IU isn’t exactly a defensive stalwart but if you turn the ball over enough anyone has a chance (see Akron/UConn). Usually I’d rather not see any turnovers, but Devin Gardner is going to turn the ball over. It’s just a fact. In 11 games as a starting quarterback he’s only had one, yes ONE, turnover free game and has averaged more than an interception per game and has had several fumbles. That is completely unacceptable. Despite his propensity to turn it over he is still by far the best option at quarterback, so let’s move on. Since we cannot reasonably expect Gardner to not turn it over let’s say Michigan needs to not turn it over on their side of the 50 or in the redzone. I guess we could call this one, ‘not turning it over and putting the defense in a poor position’ for lack of a better phrase.

Next, Michigan must move the ball, no matter what that entails. I read a good deal about how Hoke needs to go back to the read option because that’s the only time this team has run the ball. And while it is a great point, that is not going to happen so I’m not going to say it should. What I will say, however, is that they need to find something that’s working to get the ball moving, period. If it’s the short passing game, screen passes, draws or some end arounds, whatever. If they move the ball good things, usually, happen. Now this is easier said than done because of the issues with the big uglies up front. Which brings me to my next point…

Jake Ryan and the rest of the defense will have its hands full with IU's high-powered passing game (

The offensive line needs to play angry. Yes, we have an All-American left tackle and a senior right tackle, but they don’t look like a Michigan line at all. They need to stop thinking and just start playing. Don’t worry about the next play or about missing an assignment. Just go out, get angry and maul people. The game is won in the trenches, and if Michigan can own the trenches they will win.

On Defense

First off, Allen Robinson is a phenomenal receiver and Channing Stribling is a true freshman. That said, Stribling couldn’t have played better coverage than he did when Robinson set PSU up for 1st-and-goal at the end of regulation. He, and the rest of the secondary need to keep their poise because IU is going to throw it.

The Hoosiers can put up some serious points, to the tune of almost 42 per game. Michigan needs to bring their A-game if they want to walk away the victors valiant.

The defense showed a bit more moxie last week but they’ll need to step up their game if they want to keep IU out of the end zone. Nate Sudfeld isn’t a threat to run the ball but Tre Roberson is, and they both played last week. We don’t know which quarterback we’ll see Saturday but Michigan needs to be ready for either one. Last week against MSU they combined for 259 yards passing. I don’t need to tell you this but Sparty’s defense is better than ours, so Michigan needs to be ready to roll.

Pressure the quarterback, whichever one it is. Michigan hasn’t been all that great getting to the QB but they showed some promise last week. If they can keep that momentum going they should be able to harass IU’s quarterbacks all day. And they can do this by…

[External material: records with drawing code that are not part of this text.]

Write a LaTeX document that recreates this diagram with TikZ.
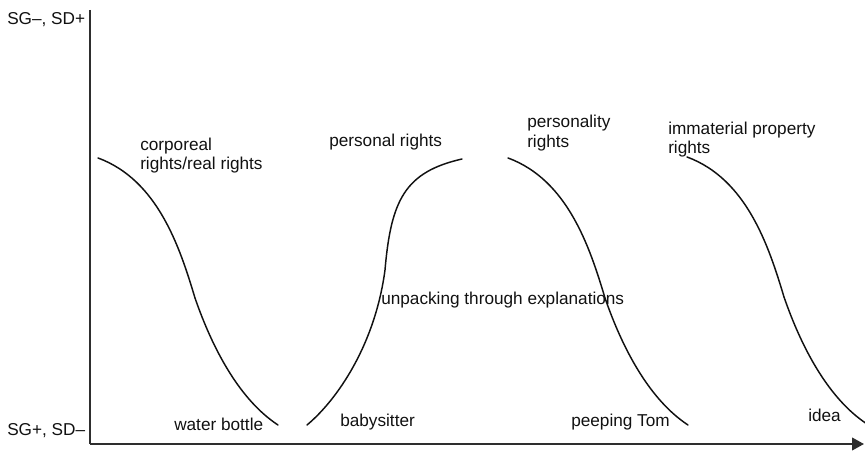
\documentclass[tikz,border=0pt]{standalone}
\usepackage{fontspec}
\setmainfont{Liberation Sans}
\usetikzlibrary{arrows.meta}
\definecolor{axisgray}{HTML}{2E2E2E}
\definecolor{inkblack}{HTML}{111111}
\tikzset{
  axisline/.style={draw=axisgray, line width=1.6pt},
  curveline/.style={draw=inkblack, line width=1.1pt, line cap=round},
  lbl/.style={anchor=base west, inner sep=0pt, text=inkblack,
              font=\fontsize{12.9}{15}\selectfont},
}
% falling S-curve, drawn relative to its upper start point
\newcommand{\fallwave}[1]{%
  \draw[curveline, shift={(#1)}] (0,0)
    .. controls (60,22) and (82,90) .. (97,140)
    .. controls (115,192) and (142,242) .. (180,267);}
\begin{document}
\begin{tikzpicture}[x=0.75pt, y=-0.75pt]
  \useasboundingbox (0,0) rectangle (865,452);

  % axes
  \coordinate (top) at (90,10);
  \coordinate (origin) at (90,444);
  \coordinate (right) at (864,444);
  \draw[axisline] (top) -- (origin);
  \draw[axisline, -{Triangle[length=9pt, width=9.5pt]}] (origin) -- (right);

  % axis pole labels
  \node[lbl] (high) at (7,25) {SG–, SD+};
  \node[lbl] (low) at (7,436) {SG+, SD–};

  % waves between abstract and concrete meaning
  \fallwave{98,158}
  \draw[curveline] (307,425)
    .. controls (337,400) and (375,345) .. (385,270)
    .. controls (391,200) and (405,172) .. (462,159);
  \fallwave{508,158}
  \fallwave{687,157}

  % upper labels
  \node[lbl] (corp1) at (140,151) {corporeal};
  \node[lbl] (corp2) at (140,170) {rights/real rights};
  \node[lbl] (pers) at (329,147) {personal rights};
  \node[lbl] (persy1) at (527,128) {personality};
  \node[lbl] (persy2) at (527,148) {rights};
  \node[lbl] (imm1) at (668,135) {immaterial property};
  \node[lbl] (imm2) at (668,154) {rights};

  % middle label
  \node[lbl] (unpack) at (381,305) {unpacking through explanations};

  % lower labels
  \node[lbl] (water) at (174,431) {water bottle};
  \node[lbl] (baby) at (340,427) {babysitter};
  \node[lbl] (peep) at (571,427) {peeping Tom};
  \node[lbl] (idea) at (808,422) {idea};
\end{tikzpicture}
\end{document}
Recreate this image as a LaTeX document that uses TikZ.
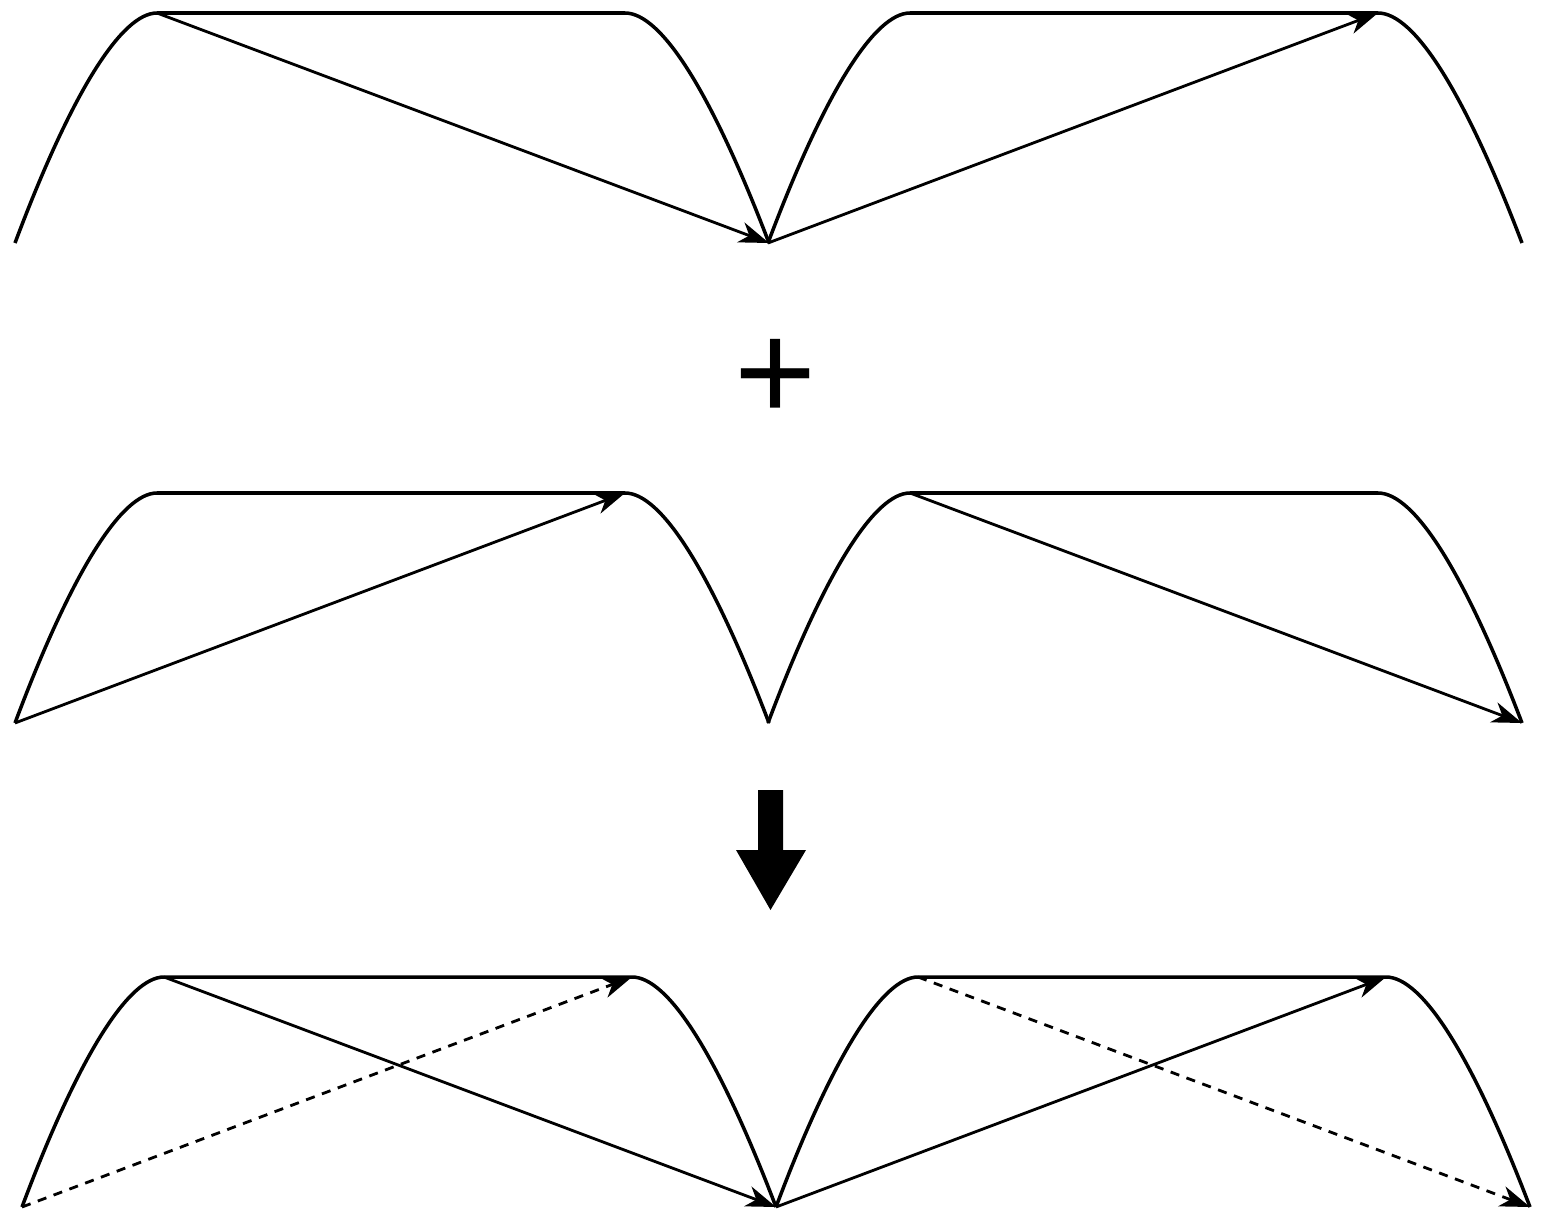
\documentclass[tikz,border=0pt]{standalone}
\usepackage{fontspec}
\newfontfamily\plusfont{Liberation Sans}
\usetikzlibrary{arrows.meta}
\tikzset{
  hump/.style={line width=1pt, line join=round},
  flow/.style={-{Stealth[length=3mm,width=2.1mm,inset=0.9mm]}, line width=0.8pt},
  flowd/.style={flow, dash pattern=on 2.6pt off 2.2pt},
  bigarr/.style={fill=black, draw=none},
  opsym/.style={font=\plusfont\fontsize{40}{40}\selectfont, inner sep=0pt},
}
% one hump: name, x and y of its bottom-left end
\newcommand{\hump}[3]{%
  \begin{scope}[shift={(#2,#3)}]
    \coordinate (#1-bl) at (0,0);
    \coordinate (#1-tl) at (1.42,2.3);
    \coordinate (#1-tr) at (6.1,2.3);
    \coordinate (#1-br) at (7.54,0);
    \draw[hump] (#1-bl) .. controls (0.57,1.52) and (1.07,2.3) .. (#1-tl)
      -- (#1-tr) .. controls (6.46,2.3) and (6.96,1.52) .. (#1-br);
  \end{scope}}

\begin{document}
\begin{tikzpicture}
\useasboundingbox (0,0) rectangle (15.5,12.11);

% ================= first row =================
\hump{a1}{0.15}{9.68}
\hump{b1}{7.68}{9.68}
\draw[flow] (a1-tl) -- (a1-br);
\draw[flow] (b1-bl) -- (b1-tr);

\node[opsym] (plus) at (7.76,8.31) {+};

% ================= second row =================
\hump{a2}{0.15}{4.88}
\hump{b2}{7.68}{4.88}
\draw[flow] (a2-bl) -- (a2-tr);
\draw[flow] (b2-tl) -- (b2-br);

% big arrow down
\fill[bigarr] (7.58,4.21) -- (7.83,4.21) -- (7.83,3.61) -- (8.06,3.61)
  -- (7.705,3.01) -- (7.36,3.61) -- (7.58,3.61) -- cycle;

% ================= result row =================
\hump{a3}{0.22}{0.04}
\hump{b3}{7.76}{0.04}
\draw[flow] (a3-tl) -- (a3-br);
\draw[flowd] (a3-bl) -- (a3-tr);
\draw[flow] (b3-bl) -- (b3-tr);
\draw[flowd] (b3-tl) -- (b3-br);
\end{tikzpicture}
\end{document}
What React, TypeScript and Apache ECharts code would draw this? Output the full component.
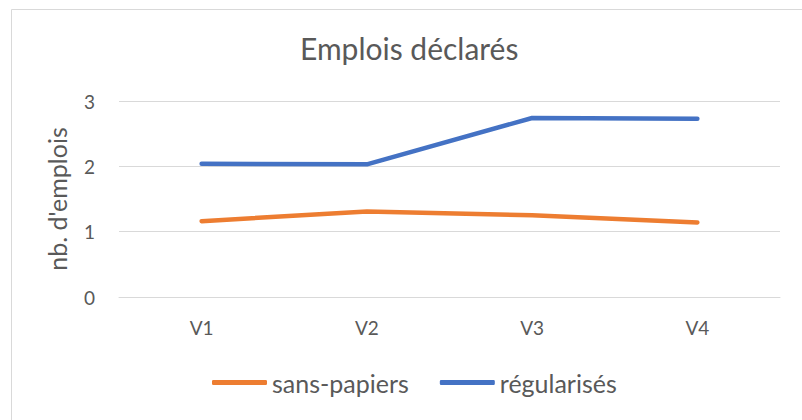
import React, { useEffect, useRef } from "react";
import * as echarts from "echarts";

const categories = ["V1", "V2", "V3", "V4"];
const sansPapiers = [1.16, 1.31, 1.25, 1.14];
const regularises = [2.04, 2.03, 2.74, 2.73];
const yTicks = [0, 1, 2, 3];

const FONT = "Lato, 'Open Sans', sans-serif";
const TXT = "#595959";

export default function App() {
  const ref = useRef<HTMLDivElement>(null);
  useEffect(() => {
    document.body.style.margin = "0";
    const chart = echarts.init(ref.current!, null, { renderer: "svg" });
    chart.setOption({
      animation: false,
      backgroundColor: "#ffffff",
      textStyle: { fontFamily: FONT },
      title: {
        text: "Emplois déclarés",
        left: 295,
        top: 28,
        textStyle: { fontFamily: FONT, fontSize: 30, fontWeight: "normal", color: TXT },
      },
      graphic: [
        { type: "line", shape: { x1: 11.5, y1: 9.5, x2: 802, y2: 9.5 }, style: { stroke: "#d9d9d9", lineWidth: 1 } },
        { type: "line", shape: { x1: 11.5, y1: 9.5, x2: 11.5, y2: 420 }, style: { stroke: "#d9d9d9", lineWidth: 1 } },
      ],
      legend: {
        left: 207,
        top: 365,
        icon: "roundRect",
        itemWidth: 55,
        itemHeight: 5,
        itemGap: 31,
        itemStyle: { borderWidth: 0 },
        textStyle: { fontFamily: FONT, fontSize: 25, color: TXT },
        data: ["sans-papiers", "régularisés"],
      },
      grid: { left: 119, right: 22, top: 101, bottom: 123 },
      xAxis: {
        type: "category",
        data: categories,
        axisLine: { show: true, lineStyle: { color: "#d9d9d9", width: 1 } },
        axisTick: { show: false },
        axisLabel: { color: TXT, fontSize: 19, fontFamily: FONT, margin: 21 },
      },
      yAxis: {
        type: "value",
        min: yTicks[0],
        max: yTicks[yTicks.length - 1],
        interval: 1,
        name: "nb. d'emplois",
        nameLocation: "middle",
        nameGap: 50,
        nameTextStyle: { color: TXT, fontSize: 25, fontFamily: FONT },
        axisLine: { show: false },
        axisTick: { show: false },
        splitLine: { lineStyle: { color: "#d9d9d9", width: 1 } },
        axisLabel: { color: TXT, fontSize: 19, fontFamily: FONT, margin: 24 },
      },
      series: [
        {
          name: "sans-papiers",
          type: "line",
          data: sansPapiers,
          symbol: "none",
          color: "#ed7d31",
          lineStyle: { width: 4.5, color: "#ed7d31", cap: "round", join: "round" },
        },
        {
          name: "régularisés",
          type: "line",
          data: regularises,
          symbol: "none",
          color: "#4472c4",
          lineStyle: { width: 4.5, color: "#4472c4", cap: "round", join: "round" },
        },
      ],
    });
    return () => chart.dispose();
  }, []);
  return <div ref={ref} style={{ position: "absolute", left: 0, top: 0, width: 802, height: 420 }} />;
}
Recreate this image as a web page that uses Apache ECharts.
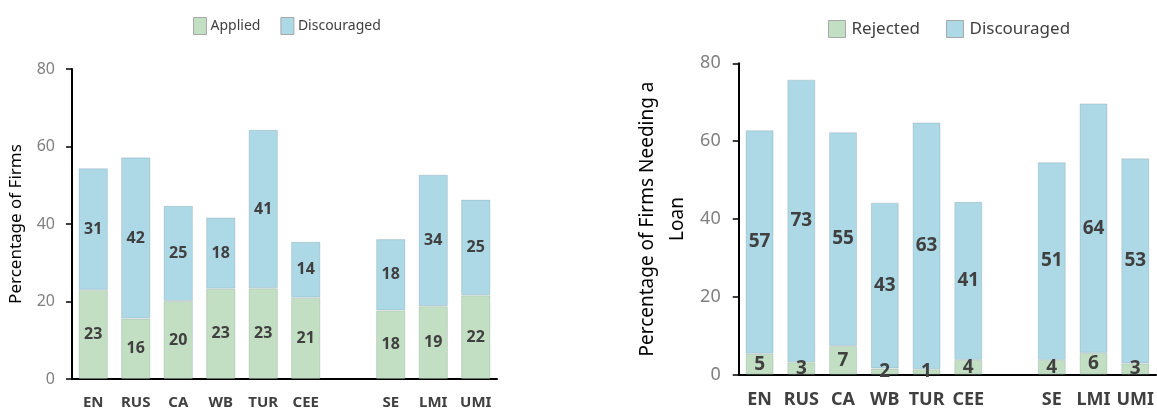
<!DOCTYPE html>
<html>
<head>
<meta charset="UTF-8">
<title>Applied / Rejected / Discouraged</title>
<style>
  html, body { margin: 0; padding: 0; background: #fff; overflow: hidden; }
  #chart { width: 1157px; height: 410px; }
</style>
</head>
<body>
<div id="chart"></div>
<script src="https://cdn.jsdelivr.net/npm/echarts@6/dist/echarts.min.js"></script>
<script>
// categories (empty slot keeps the gap before SE)
var categories = ['EN', 'RUS', 'CA', 'WB', 'TUR', 'CEE', '', 'SE', 'LMI', 'UMI'];
var yTicks = [0, 20, 40, 60, 80];

// left panel: percentage of firms
var applied = [23.0, 15.6, 20.1, 23.3, 23.4, 21.0, null, 17.7, 18.8, 21.6];
var discouragedAll = [31.4, 41.6, 24.6, 18.4, 40.9, 14.4, null, 18.4, 33.9, 24.7];

// right panel: percentage of firms needing a loan
var rejected = [5.4, 3.2, 7.4, 1.6, 1.4, 3.8, null, 3.8, 5.6, 2.9];
var discouragedNeed = [57.4, 72.6, 54.9, 42.6, 63.4, 40.6, null, 50.8, 64.1, 52.7];

var green = '#c3dfc3';
var blue = '#add8e6';
var font = 'Noto Sans';

var chart = echarts.init(document.getElementById('chart'));

function xAx(idx, size) {
  return {
    type: 'category',
    gridIndex: idx,
    data: categories,
    axisLine: { lineStyle: { color: '#000', width: 2 } },
    axisTick: { show: false },
    axisLabel: {
      margin: 16,
      color: '#404040',
      fontFamily: font,
      fontWeight: 'bold',
      fontSize: size,
      interval: 0
    }
  };
}

function yAx(idx, name, nameSize, nameGap, labelSize, margin) {
  return {
    type: 'value',
    gridIndex: idx,
    min: yTicks[0],
    max: yTicks[yTicks.length - 1],
    interval: 20,
    name: name,
    nameLocation: 'middle',
    nameGap: nameGap,
    nameTextStyle: { color: '#000', fontFamily: font, fontSize: nameSize, lineHeight: 30 },
    axisLine: { show: true, lineStyle: { color: '#000', width: 2 } },
    axisTick: { show: true, length: 6, lineStyle: { color: '#000', width: 1.5 } },
    splitLine: { show: false },
    axisLabel: { margin: margin, color: '#808080', fontFamily: font, fontSize: labelSize }
  };
}

function bar(name, data, idx, color, gap, size) {
  return {
    name: name,
    type: 'bar',
    stack: 'g' + idx,
    xAxisIndex: idx,
    yAxisIndex: idx,
    data: data,
    barCategoryGap: gap,
    itemStyle: { color: color, borderColor: 'rgba(90,110,120,0.2)', borderWidth: 1 },
    label: {
      show: true,
      position: 'inside',
      color: '#404040',
      fontFamily: font,
      fontWeight: 'bold',
      fontSize: size,
      formatter: function (p) { return Math.round(p.value); }
    }
  };
}

var option = {
  animation: false,
  legend: [{
    data: ['Applied', 'Discouraged'],
    left: 193, top: 17, padding: 0,
    itemWidth: 13, itemHeight: 17, itemGap: 20,
    icon: 'rect',
    itemStyle: { borderColor: '#a8a8a8', borderWidth: 1 },
    textStyle: { color: '#404040', fontFamily: font, fontSize: 14, padding: [0, 0, 0, -1] }
  }, {
    data: ['Rejected', 'Discouraged'],
    left: 828, top: 20, padding: 0,
    itemWidth: 17, itemHeight: 17, itemGap: 26,
    icon: 'rect',
    itemStyle: { borderColor: '#a8a8a8', borderWidth: 1 },
    textStyle: { color: '#404040', fontFamily: font, fontSize: 17, padding: [0, 0, 0, 1] }
  }],
  grid: [
    { left: 70.5, width: 426.5, top: 69, bottom: 29.5 },
    { left: 738.7, width: 418.5, top: 63.3, bottom: 35.3 }
  ],
  xAxis: [xAx(0, 15), xAx(1, 18)],
  yAxis: [
    yAx(0, 'Percentage of Firms', 17, 41, 16, 17),
    yAx(1, 'Percentage of Firms Needing a\nLoan', 19, 46, 18, 18)
  ],
  series: [
    bar('Applied', applied, 0, green, '31%', 16),
    bar('Discouraged', discouragedAll, 0, blue, '31%', 16),
    bar('Rejected', rejected, 1, green, '33%', 19),
    bar('Discouraged', discouragedNeed, 1, blue, '33%', 19)
  ]
};

chart.setOption(option);
</script>
</body>
</html>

Bringing pressure and bringing it from all angles. If Michigan can keep IU guessing at where the pressure is coming from it should pay off with some bad passes and sacks. But the key is to bring pressure with five or six guys. Michigan’s defensive line is not good enough (at least we haven’t seen proof they are) to get to the quarterback without the aid of a linebacker or other blitzer. So keep blitzing away.

Special Teams

Win the field position game. Good returns and solid coverage are often overlooked but are almost always a major factor. The shorter the field the offense has to work with, the better the chances of winning. Same is true on the defensive side. The longer IU has to consistently drive, the less chance Michigan has of giving up a ton of points.

I hate to say it but Michigan needed to lose a game. They needed to get that “not apologizing for being undefeated” attitude out of their locker room. Sometimes losing is the best thing for a team, and I think that will hold true with Team 134. I’m not saying they’ll win out but I think they’ll come out with a newfound passion and purpose moving forward because of it.